Former University System of Maryland Chancellor William “Brit” Kirwan joined Democratic leaders in Annapolis to rally support for legislation that would provide more than $1 billion over the next two years to begin implementing his education commission’s recommendations.

Local school budget requests

Some Maryland school systems are pressing their local governments to provide much more money for the coming year.

» Howard County: The school board is asking for an increase of nearly 16 percent above this year’s budget, which is still less than the superintendent had sought. The $973 million spending plan will go to County Executive Calvin Ball and the County Council, who have already expressed concern that it is more than the county can afford.

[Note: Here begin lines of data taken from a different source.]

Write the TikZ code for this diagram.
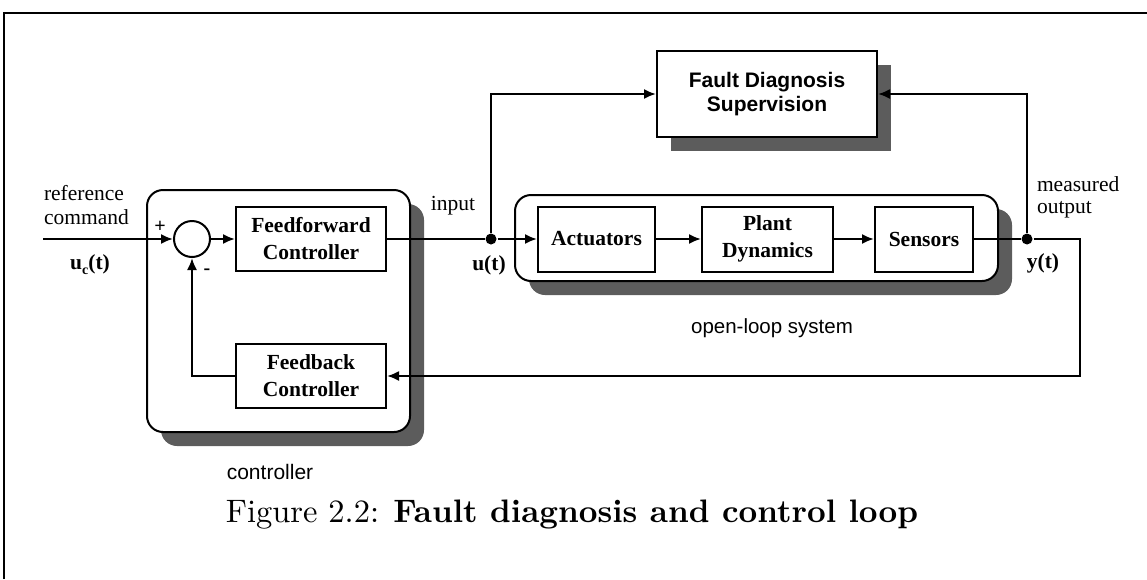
\documentclass[tikz,border=0pt]{standalone}
\usepackage{fontspec}
\newfontfamily\tms{Liberation Serif}
\newfontfamily\arl{Liberation Sans}
\newfontfamily\capfont{lmroman10-regular.otf}[BoldFont=lmroman10-bold.otf]
\usetikzlibrary{arrows.meta,calc,shadows}
\definecolor{shade}{gray}{0.36}
\begin{document}
\begin{tikzpicture}[x=1pt,y=-1pt,line width=2pt,
  >={Latex[length=12pt,width=10pt]},
  blk/.style={draw,fill=white,line width=2pt,align=center,inner sep=0pt,
    font=\tms\bfseries\fontsize{21.5}{27}\selectfont},
  sblk/.style={draw,fill=white,line width=2pt,align=center,inner sep=0pt,
    font=\arl\bfseries\fontsize{21}{24}\selectfont,
    drop shadow={shadow xshift=14pt,shadow yshift=-14pt,fill=shade,opacity=1}},
  lbl/.style={inner sep=0pt,font=\tms\fontsize{21.5}{27}\selectfont},
  blbl/.style={inner sep=0pt,font=\tms\bfseries\fontsize{21.5}{27}\selectfont},
  slbl/.style={inner sep=0pt,font=\arl\fontsize{21}{25}\selectfont},
  dot/.style={circle,fill,inner sep=0pt,minimum size=11pt},
  container/.style={draw,fill=white,rounded corners=16pt,line width=2pt},
  cshadow/.style={fill=shade,rounded corners=16pt,draw=none}]
\useasboundingbox (0,0) rectangle (1147,579);
% frame
\draw[line width=2pt] (4,579) -- (4,13) -- (1147,13);
% containers
\fill[cshadow] (161,204) rectangle (424,446);
\draw[container] (147,190) rectangle (410,432);
\fill[cshadow] (529,209) rectangle (1012,295);
\draw[container] (515,195) rectangle (998,281);
% blocks
\node[circle,draw,minimum size=36pt,inner sep=0pt] (sum) at (192,239) {};
\node[blk,minimum width=150pt,minimum height=64pt] (ff) at (311,239) {Feedforward\\Controller};
\node[blk,minimum width=150pt,minimum height=64pt] (fb) at (311,376) {Feedback\\Controller};
\node[blk,minimum width=117pt,minimum height=65pt] (act) at (596.5,239) {Actuators};
\node[blk,minimum width=131pt,minimum height=65pt] (plant) at (767.5,239) {Plant\\Dynamics};
\node[blk,minimum width=98pt,minimum height=65pt] (sens) at (924,239) {Sensors};
\node[sblk,minimum width=220pt,minimum height=86pt] (fault) at (767,94) {Fault Diagnosis\\Supervision};
% junctions
\node[dot] (u) at (491,239) {};
\node[dot] (y) at (1027,239) {};
\coordinate (refin) at (43,239);
\coordinate (rc) at (1080,239);
% connectors
\draw[->] (refin) -- (sum.west);
\draw[->] (sum.east) -- (ff.west);
\draw (ff.east) -- (u);
\draw[->] (u) -- (act.west);
\draw[->] (act.east) -- (plant.west);
\draw[->] (plant.east) -- (sens.west);
\draw (sens.east) -- (y);
\draw[->] (u) |- (fault.west);
\draw[->] (y) |- (fault.east);
\draw[->] (y) -- (rc) |- (fb.east);
\draw[->] (fb.west) -| (sum.south);
% labels
\node[lbl,anchor=west] (l1) at (43,193) {reference};
\node[lbl,anchor=west] (l2) at (43,217) {command};
\node[blbl] (l3) at (90,265) {u\raisebox{-5pt}{\fontsize{14}{14}\selectfont c}(t)};
\node[blbl,font=\tms\bfseries\fontsize{20}{20}\selectfont] (plus) at (160,227) {+};
\node[blbl,font=\tms\bfseries\fontsize{20}{20}\selectfont] (minus) at (207,272) {-};
\node[lbl] (l4) at (453,206) {input};
\node[blbl] (l5) at (489,265) {u(t)};
\node[lbl,anchor=west] (l6) at (1036,184) {measured};
\node[lbl,anchor=west] (l7) at (1036,210) {output};
\node[blbl] (l8) at (1043,263) {y(t)};
\node[slbl,font=\arl\fontsize{20.5}{24}\selectfont] (l9) at (772,328) {open-loop system};
\node[slbl] (l10) at (270,472) {controller};
\node[inner sep=0pt,font=\capfont\fontsize{32.5}{38}\selectfont] (cap) at (572,515) {Figure 2.2: \textbf{Fault diagnosis and control loop}};
\end{tikzpicture}
\end{document}
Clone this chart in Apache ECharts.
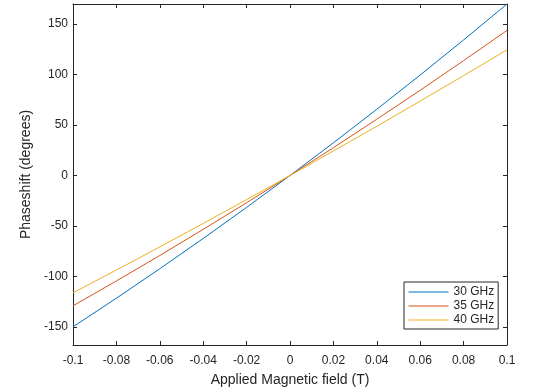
<!DOCTYPE html>
<html>
<head>
<meta charset="utf-8">
<script src="https://cdn.jsdelivr.net/npm/echarts@6/dist/echarts.min.js"></script>
<style>
  html, body { margin: 0; padding: 0; background: #fff; }
  #main { width: 560px; height: 392px; }
</style>
</head>
<body>
<div id="main"></div>
<script>
// applied field (T)
var field = [-0.1, -0.08, -0.06, -0.04, -0.02, 0, 0.02, 0.04, 0.06, 0.08, 0.1];
// phaseshift (degrees)
var ghz30 = [-150, -121.6, -92.4, -62.4, -31.6, 0, 32.4, 65.6, 99.6, 134.4, 170];
var ghz35 = [-129.2, -104.5, -79.3, -53.4, -27.0, 0, 27.6, 55.8, 84.5, 113.9, 143.8];
var ghz40 = [-116.3, -93.7, -70.8, -47.5, -23.9, 0, 24.3, 48.8, 73.8, 99.0, 124.6];
var seriesNames = ['30 GHz', '35 GHz', '40 GHz'];
var yTicks = [-150, -100, -50, 0, 50, 100, 150];

function pairs(ys) {
	var out = [];
	for (var i = 0; i < field.length; i++) {
		out.push([field[i], ys[i]]);
	}
	return out;
}

var axisCol = '#262626';
var font = 'Liberation Sans, Arial, sans-serif';

var myChart = echarts.init(document.getElementById('main'));

function lineSeries(name, ys, col) {
	return {
		name: name,
		type: 'line',
		data: pairs(ys),
		symbol: 'none',
		smooth: false,
		color: col,
		lineStyle: { width: 1, color: col },
		xAxisIndex: 0,
		yAxisIndex: 0
	};
}

var option = {
	animation: false,
	backgroundColor: '#fff',
	grid: { left: 73, right: 53, top: 4, bottom: 47, containLabel: false },
	legend: {
		orient: 'vertical',
		left: 404,
		top: 282,
		data: seriesNames,
		itemWidth: 40,
		itemHeight: 14,
		itemGap: 2,
		padding: [4, 4, 3, 4],
		backgroundColor: '#fff',
		borderColor: axisCol,
		borderWidth: 1,
		borderRadius: 0,
		itemStyle: { opacity: 0 },
		lineStyle: { width: 1 },
		textStyle: { color: axisCol, fontSize: 12, fontFamily: font }
	},
	xAxis: [{
		type: 'value',
		min: -0.1,
		max: 0.1,
		interval: 0.02,
		name: 'Applied Magnetic field (T)',
		nameLocation: 'middle',
		nameGap: 28,
		nameTextStyle: { color: axisCol, fontSize: 14, fontFamily: font },
		axisLine: { onZero: false, lineStyle: { color: axisCol, width: 1 } },
		axisTick: { inside: true, length: 4, lineStyle: { color: axisCol } },
		axisLabel: {
			color: axisCol, fontSize: 12, fontFamily: font, margin: 10,
			formatter: function (v) { return String(parseFloat(v.toFixed(2))); }
		},
		splitLine: { show: false }
	}, {
		type: 'value',
		position: 'top',
		min: -0.1,
		max: 0.1,
		interval: 0.02,
		axisLine: { onZero: false, lineStyle: { color: axisCol, width: 1 } },
		axisTick: { inside: true, length: 4, lineStyle: { color: axisCol } },
		axisLabel: { show: false },
		splitLine: { show: false }
	}],
	yAxis: [{
		type: 'value',
		min: -168,
		max: 170,
		name: 'Phaseshift (degrees)',
		nameLocation: 'middle',
		nameGap: 31,
		nameTextStyle: { color: axisCol, fontSize: 14, fontFamily: font },
		axisLine: { onZero: false, lineStyle: { color: axisCol, width: 1 } },
		axisTick: { inside: true, length: 4, customValues: yTicks, lineStyle: { color: axisCol } },
		axisLabel: { color: axisCol, fontSize: 12, fontFamily: font, margin: 5, customValues: yTicks },
		splitLine: { show: false }
	}, {
		type: 'value',
		position: 'right',
		min: -168,
		max: 170,
		axisLine: { show: true, onZero: false, lineStyle: { color: axisCol, width: 1 } },
		axisTick: { show: true, inside: true, length: 4, customValues: yTicks, lineStyle: { color: axisCol } },
		axisLabel: { show: false },
		splitLine: { show: false }
	}],
	series: [
		lineSeries(seriesNames[0], ghz30, '#0072BD'),
		lineSeries(seriesNames[1], ghz35, '#D95319'),
		lineSeries(seriesNames[2], ghz40, '#EDB120')
	]
};
myChart.setOption(option);
</script>
</body>
</html>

» Baltimore County: The board is asking for a 14.8 percent increase — or more than $90 million — in county spending over this year. Board members say the county needs to lower class sizes, which in some schools have ballooned to 30 to 35 students, and provide more money to principals to run their schools.

» Anne Arundel County: The budget request is nearly 10 percent more than the current year, and far more than the school system has gotten in recent years. Board members say the money is needed for teacher raises and to hire more special education staff.

» Harford County: The board is seeking a 6.1 percent increase in money from the county, slightly more than the superintendent asked for. The board’s $472 million request is $15 million more than this year.

» Carroll County: The school board voted to ask for $8.9 million more from the county government for next school year, a 4.7 percent increase over this year’s budget.

» Baltimore City: The school system does not release a proposed operating budget until April or May.